My quest for today is to wake myself into the power of my intellect, will and body. The problems of our time–like the lack of social cooperation, the problem of professional specialization, the lack of trust–lead to the large-scale social problems: corruption, crime and meaninglessness. In many ways, we have entered a crisis of human character today, not merely an unjust social system. The 20th century led to the demise of most forms of social idealism: Marxist, socialist or fascist. Seeing the gulag in the Soviet Union, the fragmentation of Yugoslavia after the death of Tito, the brutality of the Nazi concentration camps, or the capitalist-communism of China, the vision of the future has blurred in a fog of passivity and popcorn, resigning the hearts and souls of many to variant forms of Western capitalist-oligarchy.

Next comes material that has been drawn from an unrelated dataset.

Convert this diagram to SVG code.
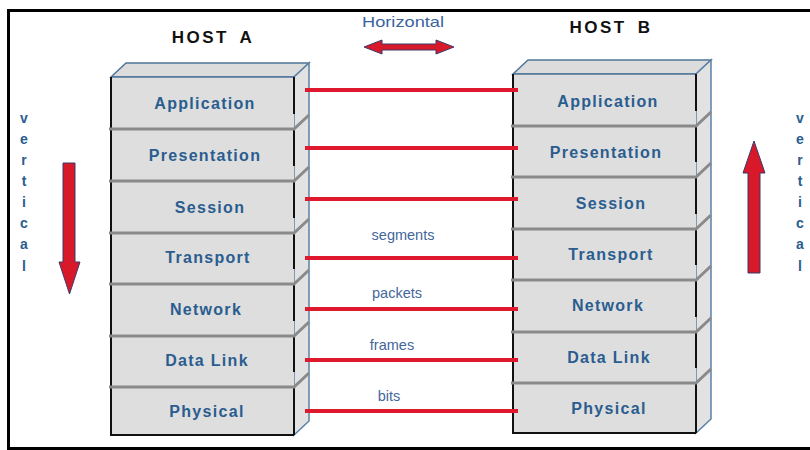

It is time to realize that the ideals of the past need to update with what is happening today. The United States government is not a, strictly speaking, capitalist society, inasmuch corporations are supported, subsidized and saved from failure by our government. To the extent that the government supports and protects corporations, we live in a socialist or fascist state. Then, the TARP (Troubled Asset Relief Program) bailout in 2008 is not merely aid by the federal government for banks like Wells Fargo and JP Morgan Chase, but is a further development of public-private partnership, as the forces of commerce, finance and business meld and influence the government branches that should independently oversee, regulate and control them by, for and of the people.

A completely equal distribution of goods and wealth does not help society, despite the apparent good feeling this idea brings. This is because people do not create material wealth equally. Whatever social order one desires, it must fundamentally deal with the character and motivations of the human being, as whatever incongruities exist personally will attempt to be brought into social alignment through reform or revolution. For example, people that receive the same amount for working and for not working incentivizes free-loading, creating personal benefits for those who do not work and social costs because production is needed for the continued production and selling of goods and services, let alone the personal envy in the productive workers that such a situation creates.

The incentives of one’s society must help the individual to better their personal situation and that of their community. Instead of a government enforcing the equal distribution of resources, a government should instead support each of its subjects personally, bringing everyone, those with power and those without it, to responsibility. This involves, in our American Republic, i.e., the American public thing, helping those with less power more, because negative consequences will be harder on them, and bring them to exercise their power in a democracy.

A subdivision of TARP, the 2008 bailout, named the Home Affordable Modification Program (HAMP) intended to help at least three million endangered homeowners, but it only helped about five hundred thousand, with more than seven hundred thousand cancellations. This was largely because the government did not compel loan servicers to comply with the program. They made a law to help the American citizen and did nothing to guarantee its success. Meanwhile, the direct aid, without loan servicers, to more than 900 corporations surpassed $700 billion. During the TARP bailout, the average American citizen was left out to dry, and in many cases those who themselves caused the crash, like J.P. Morgan, were directly helped. Average American citizens had over ten million foreclosures after 2008.

I am more than a consumer, a laborer or an entrepreneur. I am more than a user of technology, a student or a citizen. I am a human being. I have a moral character. I have ethics. What happens in our world, 9 million people dying yearly of malnutrition, for example, is wrong.

Much of the discussion today, if placed in the context of dying people, is unimportant. What, exactly, is the point of reified academic discourse about philosophy of mind when children are dying?

The most absurd term in theoretical discourse is the postmodern, denoting as it does the after-now, as modern simply means to be contemporary. The period in which I was born defines itself as past the present. Can anything happen past the present time while we are still in the present? No wonder this results in next to nothing of note happening across the Western world since the 60s.  Conceptually, we have restricted it from the possibility. Worse employment, worse family structure and degenerate moral character. I could go on.

I agree with the work of Cornelius Castoriadis in this respect. Rather than postmodern, he describes our time of complacency since World War 2 as the Age of Generalized Conformism. He faces backward and forward, announcing that we have failed in the goals that began modernity (liberty for all, the freedom to think and government of, by and for the people). Instead of pursuing these goals, we have sighed, shrugged and mumbled, with all the emotion of a tired teenager, “I’m over it.”

We’ve moved on, but much of the striving of the past is still inchoate and merely seeks partial satisfaction. The push toward freedom is directed toward new consumer goods that will inevitably fail, the freedom to think the ability to complain on social media, and government of, by and for the professional service providers. The noble stance, the one that looks at the world and others as a community, looking to the past for guidance and the future for a better present, will be revived. It is not enough to seek answers or meaning in the present. A person genuinely interested in progress must look to the past, to what has been left behind, and to even what is not seen in order to continue.

Describing the times as modernity is the clearest way to see that a culture is sleeping. The double-down is even worse, the “after-now” age.

The axe is lain at the root, pointing to a vacuity in the assertion, “It is happening now.”